Digital pedals are simply "on" or "off". Games that used digital pedals cannot tell how much gas or brake you are using, it's all or nothing. Basically a button for the foot.
Some driving games, you just pushed down the pedal and went. Others looked for more realism, and added a high/low gear shifter. Other games took it further, with 3, 4, or more gears. Some shifters also included a "Turbo" button on the handle.
Constant-press vs. Momentary-press
Different shifters report their position to the game differently. Some push a switch constantly for each gear, while others only close a switch momentarily. Many use a position where no switch is closed to indicate one of the gears, or neutral.

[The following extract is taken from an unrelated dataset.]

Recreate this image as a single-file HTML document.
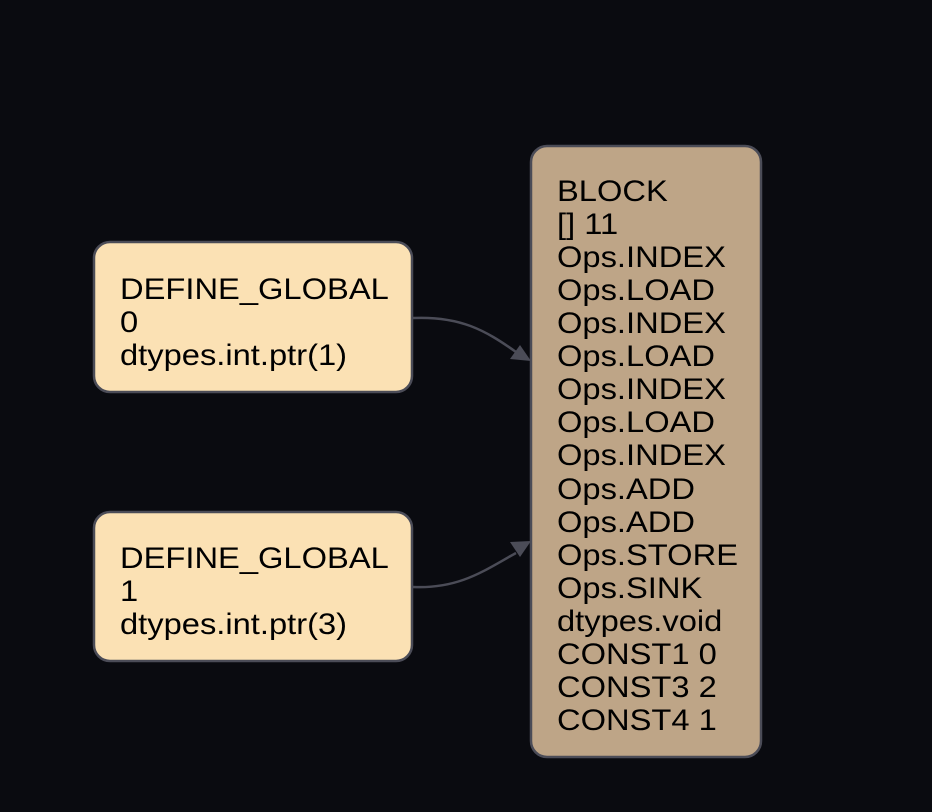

How MAME handles shifter inputs
MAME's handling of these different types of shifters is even more unpredictable. Some games use momentary switches, some use constant. Some games use the same method that the original controls used for that game; some do not. Some control schemes can be re-mapped to make use of a different shifter type, and some cannot.
What's it mean to me?
What this means is that no one shifter will play every game in MAME. If you're planning on incorporating a shifter, you will need to do considerable research into the requirements of the games most important to you in order to determine the type of shifter you will need.